While NARC 2002 was powerful enough to topple Kanu, it did not make it to the next general election as personalities pulled towards different directions and the centre collapsed.

By 2007, the prominent players in the elections arrived for the contest in different vehicles; ODM and PNU.

In 2013, the political heavyweights at  again arrived in different vehicles; a re-branded ODM and a newly-formed Jubilee Party. In 2017, Jubilee Party faced off with NASA.

The ideologues that made up the NASA coalition have since pulled in different directions. Again, the centre has collapsed.

The Jubilee Party seems to be grappling with internal factionalism which if chanelled properly, can be beneficial to the evolution of its ideology.

Our history as a polity does teach us a thing or two about political parties, coalitions and factions.

For a political entity to withstand the twists and pulls of factions from within, it must have an overarching ideology that transcends its founders.

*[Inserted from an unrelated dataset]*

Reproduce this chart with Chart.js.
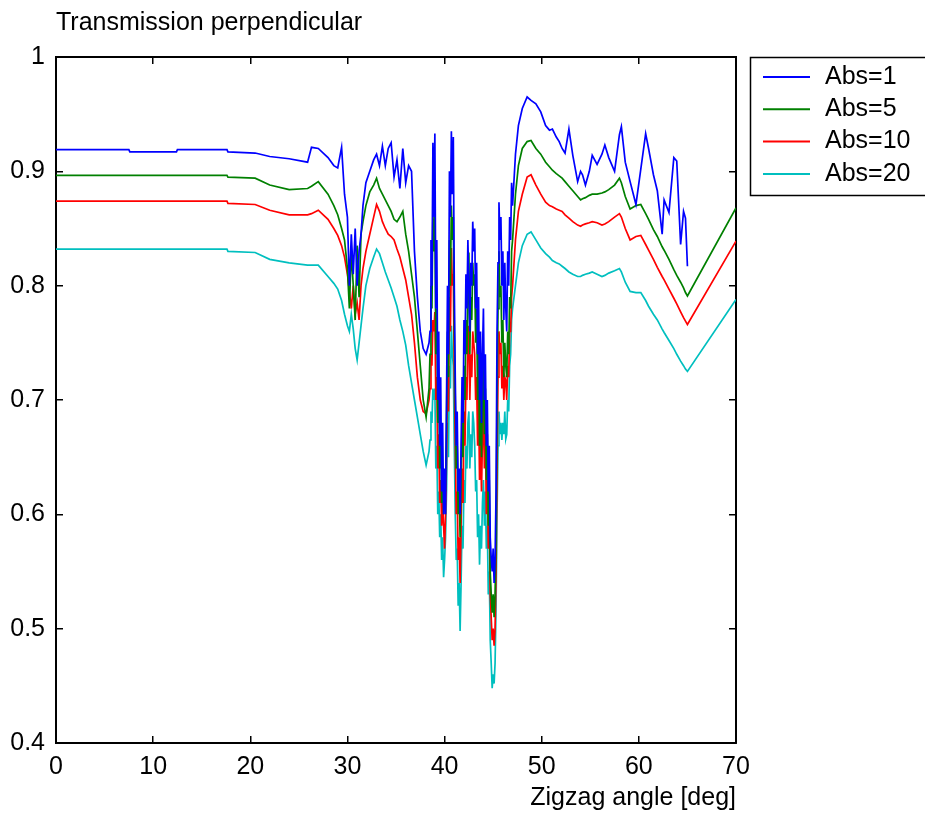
<!DOCTYPE html>
<html>
<head>
<meta charset="utf-8">
<script src="https://cdn.jsdelivr.net/npm/chart.js@4.4.1/dist/chart.umd.min.js"></script>
<style>
  html, body { margin: 0; padding: 0; background: #fff; }
</style>
</head>
<body>
<canvas id="myChart" width="925" height="816"></canvas>
<script>
// Zigzag angle [deg], shared by all series
const angles = [
    0, 7.5, 7.6, 12.4, 12.5, 17.6, 17.7, 20.5, 22, 24,
    25.9, 26.3, 27, 28, 28.6, 29, 29.4, 29.7, 30, 30.2,
    30.4, 30.6, 30.8, 31, 31.2, 31.4, 31.6, 31.9, 32.3, 32.7,
    33, 33.3, 33.6, 33.9, 34.2, 34.5, 34.8, 35.1, 35.4, 35.7,
    36, 36.3, 36.6, 36.9, 37.2, 37.5, 37.8, 38.1, 38.4, 38.5,
    38.6, 38.7, 38.8, 38.9, 39, 39.1, 39.2, 39.3, 39.4, 39.5,
    39.6, 39.7, 39.8, 39.9, 40, 40.1, 40.2, 40.3, 40.4, 40.5,
    40.6, 40.7, 40.8, 40.9, 41, 41.1, 41.2, 41.3, 41.4, 41.5,
    41.6, 41.7, 41.8, 41.9, 42, 42.1, 42.2, 42.3, 42.4, 42.5,
    42.6, 42.7, 42.8, 42.9, 43, 43.1, 43.2, 43.3, 43.4, 43.5,
    43.6, 43.7, 43.8, 43.9, 44, 44.1, 44.2, 44.3, 44.4, 44.5,
    44.6, 44.7, 44.8, 44.9, 45, 45.1, 45.2, 45.3, 45.4, 45.5,
    45.6, 45.7, 45.8, 45.9, 46, 46.1, 46.2, 46.3, 46.4, 46.5,
    46.6, 46.7, 46.8, 46.9, 47, 47.3, 47.6, 48, 48.5, 48.9,
    49.4, 49.9, 50.4, 50.8, 51.1, 51.5, 51.8, 52.1, 52.4, 52.8,
    53.2, 53.7, 54, 54.2, 54.5, 54.9, 55.2, 55.7, 56.2, 56.5,
    56.9, 57.5, 58, 58.2, 58.6, 59.1, 59.7, 60.2, 60.7, 61,
    61.5, 61.9, 62.4, 62.6, 63.1, 63.6, 63.9, 64.3, 64.6, 64.8,
    65, 70
];

const abs1 = [
    .919, .919, .917, .917, .919, .919, .917, .916, .913, .911,
    .908, .921, .920, .912, .905, .903, .921, .88, .86, .80,
    .845, .81, .85, .80, .83, .845, .87, .89, .90, .91,
    .915, .905, .922, .905, .92, .925, .895, .91, .885, .92,
    .89, .905, .90, .83, .79, .76, .745, .74, .75, .76,
    .84, .80, .925, .86, .933, .78, .84, .70, .76, .66,
    .72, .62, .68, .60, .64, .60, .70, .80, .74, .90,
    .86, .935, .88, .93, .80, .72, .66, .69, .62, .64,
    .60, .66, .72, .68, .77, .74, .81, .78, .84, .80,
    .76, .82, .80, .856, .83, .85, .78, .82, .74, .79,
    .70, .76, .68, .74, .78, .70, .74, .66, .70, .62,
    .66, .58, .562, .55, .57, .54, .56, .62, .76, .82,
    .873, .84, .86, .80, .83, .77, .82, .78, .76, .83,
    .80, .86, .84, .89, .87, .915, .94, .955, .965, .962,
    .959, .952, .94, .936, .937, .930, .926, .920, .916, .937,
    .914, .891, .90, .897, .888, .90, .914, .906, .915, .923,
    .912, .90, .932, .939, .908, .891, .871, .902, .933, .92,
    .897, .883, .845, .875, .864, .912, .909, .836, .865, .859,
    .817, null
];

const abs5 = [
    .8965, .8965, .8965, .8965, .8965, .8965, .895, .894, .888, .884,
    .885, .887, .891, .880, .870, .862, .850, .84, .815, .78,
    .83, .80, .77, .835, .79, .845, .856, .87, .882, .888,
    .894, .885, .88, .875, .87, .865, .858, .856, .86, .865,
    .845, .83, .81, .79, .76, .73, .70, .685, .71, .74,
    .80, .78, .864, .83, .86, .74, .78, .68, .72, .64,
    .68, .61, .64, .60, .63, .62, .68, .76, .72, .84,
    .80, .87, .84, .86, .76, .70, .64, .66, .60, .62,
    .58, .63, .68, .65, .73, .70, .77, .74, .80, .829,
    .74, .79, .77, .82, .80, .81, .75, .78, .70, .75,
    .66, .72, .65, .70, .74, .67, .71, .63, .67, .59,
    .63, .55, .53, .514, .53, .51, .53, .58, .70, .78,
    .83, .79, .80, .75, .77, .72, .75, .73, .72, .76,
    .74, .79, .78, .83, .84, .88, .905, .92, .926, .927,
    .92, .915, .908, .904, .901, .898, .896, .894, .891, .887,
    .883, .878, .875, .876, .877, .879, .880, .880, .881, .882,
    .884, .888, .894, .890, .878, .867, .870, .871, .863, .858,
    .849, .843, .834, .831, .823, .814, .809, .803, .798, .794,
    .791, .868
];

const abs10 = [
    .874, .874, .874, .874, .874, .874, .872, .871, .866, .862,
    .862, .863, .866, .858, .850, .844, .835, .825, .81, .795,
    .78, .80, .775, .785, .77, .80, .815, .83, .845, .86,
    .871, .865, .856, .85, .845, .843, .84, .832, .825, .815,
    .805, .79, .775, .75, .72, .70, .69, .688, .70, .71,
    .74, .73, .77, .76, .777, .70, .72, .64, .67, .61,
    .63, .59, .61, .59, .57, .60, .65, .72, .69, .79,
    .76, .833, .80, .81, .72, .66, .60, .62, .56, .58,
    .54, .59, .64, .61, .69, .66, .72, .70, .75, .765,
    .70, .74, .72, .76, .75, .74, .70, .72, .66, .70,
    .63, .67, .62, .665, .70, .64, .68, .60, .64, .57,
    .60, .53, .51, .49, .50, .485, .50, .55, .64, .72,
    .76, .74, .75, .71, .73, .70, .72, .717, .70, .73,
    .72, .76, .76, .79, .80, .84, .865, .88, .895, .897,
    .888, .880, .873, .870, .869, .867, .866, .865, .862, .859,
    .856, .853, .852, .853, .854, .855, .856, .855, .853, .854,
    .856, .860, .863, .860, .850, .840, .843, .844, .836, .831,
    .823, .816, .808, .805, .797, .789, .784, .777, .772, .769,
    .766, .839
];

const abs20 = [
    .832, .832, .832, .832, .832, .832, .830, .829, .823, .820,
    .818, .818, .818, .808, .802, .797, .787, .775, .765, .76,
    .775, .762, .745, .735, .75, .765, .78, .80, .815, .825,
    .832, .828, .82, .812, .805, .798, .79, .782, .77, .76,
    .748, .73, .715, .70, .685, .67, .655, .643, .655, .665,
    .69, .68, .71, .70, .71, .64, .66, .60, .62, .58,
    .60, .56, .58, .545, .56, .58, .62, .68, .65, .73,
    .71, .765, .74, .73, .66, .60, .56, .57, .52, .54,
    .498, .54, .59, .57, .63, .61, .66, .64, .68, .69,
    .64, .67, .65, .69, .68, .66, .62, .63, .58, .60,
    .556, .59, .57, .61, .63, .59, .62, .57, .59, .53,
    .55, .49, .47, .448, .46, .452, .47, .52, .60, .66,
    .69, .67, .68, .665, .68, .67, .69, .666, .67, .70,
    .69, .73, .74, .77, .78, .80, .82, .835, .845, .847,
    .84, .833, .828, .825, .822, .820, .819, .817, .815, .812,
    .810, .808, .808, .809, .810, .811, .812, .810, .808, .809,
    .811, .813, .815, .812, .803, .795, .794, .794, .787, .782,
    .775, .770, .762, .759, .752, .745, .740, .734, .730, .727,
    .725, .788
];

const seriesLabels = ['Abs=1', 'Abs=5', 'Abs=10', 'Abs=20'];
const seriesColors = ['#0000ff', '#008000', '#ff0000', '#00bfbf'];
const xTicks = [0, 10, 20, 30, 40, 50, 60, 70];
const yTicks = [0.4, 0.5, 0.6, 0.7, 0.8, 0.9, 1];

const toPoints = values => {
    const pts = [];
    angles.forEach((a, i) => {
        if (values[i] !== null) pts.push({ x: a, y: values[i] });
    });
    return pts;
};

Chart.defaults.font.family = "'Liberation Sans', Arial, sans-serif";
Chart.defaults.font.size = 25;
Chart.defaults.color = '#000';

// legend in a box, drawn to the right of the axes like the matlab one
const boxLegend = {
    id: 'boxLegend',
    afterDraw(chart) {
        const ctx = chart.ctx;
        const left = chart.chartArea.right + 14;
        const top = chart.chartArea.top;
        ctx.save();
        ctx.strokeStyle = '#000';
        ctx.lineWidth = 1.5;
        ctx.strokeRect(left + 0.5, top + 0.5, 200, 138);
        ctx.font = "25px 'Liberation Sans', Arial, sans-serif";
        ctx.textBaseline = 'middle';
        chart.data.datasets.forEach((ds, i) => {
            const y = top + 20 + i * 32.3;
            ctx.strokeStyle = ds.borderColor;
            ctx.lineWidth = 2;
            ctx.beginPath();
            ctx.moveTo(left + 13, y);
            ctx.lineTo(left + 60, y);
            ctx.stroke();
            ctx.fillStyle = '#000';
            ctx.fillText(ds.label, left + 75, y);
        });
        ctx.restore();
    }
};

const axisGrid = { drawOnChartArea: false, tickLength: -7, color: '#000', lineWidth: 1.5 };
const axisBorder = { color: '#000', width: 2 };
const setXTicks = s => { s.ticks = xTicks.map(v => ({ value: v })); };
const setYTicks = s => { s.ticks = yTicks.map(v => ({ value: v })); };

const ctx = document.getElementById('myChart').getContext('2d');
const myChart = new Chart(ctx, {
    type: 'line',
    data: {
        datasets: [abs1, abs5, abs10, abs20].map((vals, i) => ({
            label: seriesLabels[i],
            data: toPoints(vals),
            borderColor: seriesColors[i],
            backgroundColor: seriesColors[i],
            borderWidth: 1.7,
            pointRadius: 0,
            tension: 0,
            fill: false
        }))
    },
    options: {
        responsive: false,
        animation: false,
        devicePixelRatio: 1,
        layout: { padding: { left: 0, right: 189, top: 0, bottom: 0 } },
        scales: {
            x: {
                type: 'linear',
                position: 'bottom',
                min: 0,
                max: 70,
                afterBuildTicks: setXTicks,
                afterFit: s => { s.height = 73; },
                grid: axisGrid,
                border: axisBorder,
                ticks: { padding: 16, maxRotation: 0, autoSkip: false },
                title: {
                    display: true,
                    text: 'Zigzag angle [deg]',
                    align: 'end',
                    padding: { top: 0, bottom: 3 }
                }
            },
            x2: {
                type: 'linear',
                position: 'top',
                min: 0,
                max: 70,
                afterBuildTicks: setXTicks,
                afterFit: s => { s.height = 0; },
                grid: axisGrid,
                border: axisBorder,
                ticks: { display: false }
            },
            y: {
                type: 'linear',
                position: 'left',
                min: 0.4,
                max: 1,
                afterBuildTicks: setYTicks,
                afterFit: s => { s.width = 56; },
                grid: axisGrid,
                border: axisBorder,
                ticks: {
                    padding: 18,
                    // matlab style: 1 instead of 1.0
                    callback: v => String(Number(v.toFixed(1)))
                }
            },
            y2: {
                type: 'linear',
                position: 'right',
                min: 0.4,
                max: 1,
                afterBuildTicks: setYTicks,
                afterFit: s => { s.width = 0; },
                grid: axisGrid,
                border: axisBorder,
                ticks: { display: false }
            }
        },
        plugins: {
            legend: { display: false },
            tooltip: { enabled: false },
            title: {
                display: true,
                text: 'Transmission perpendicular',
                align: 'start',
                fullSize: false,
                font: { size: 25, weight: 'normal' },
                padding: { top: 8, bottom: 19 }
            }
        }
    },
    plugins: [boxLegend]
});
</script>
</body>
</html>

Political entities created to propel personalities to power lack the necessary foundation to withstand factionalism from within.

Rather than evolve with the changing times, such entities do not take shape on their own, but mutate with political ambitions of their founders.

While seeking power is an inseparable part of the ideology of such an entity, it should not be an end in itself. Political parties founded on a strong ideological foundation seem to hold still despite shocks and pulls from within.

While political factions can be dangerous at times, they jolt institutions, keeping them on their feet at all times and revealing where the fault lines are.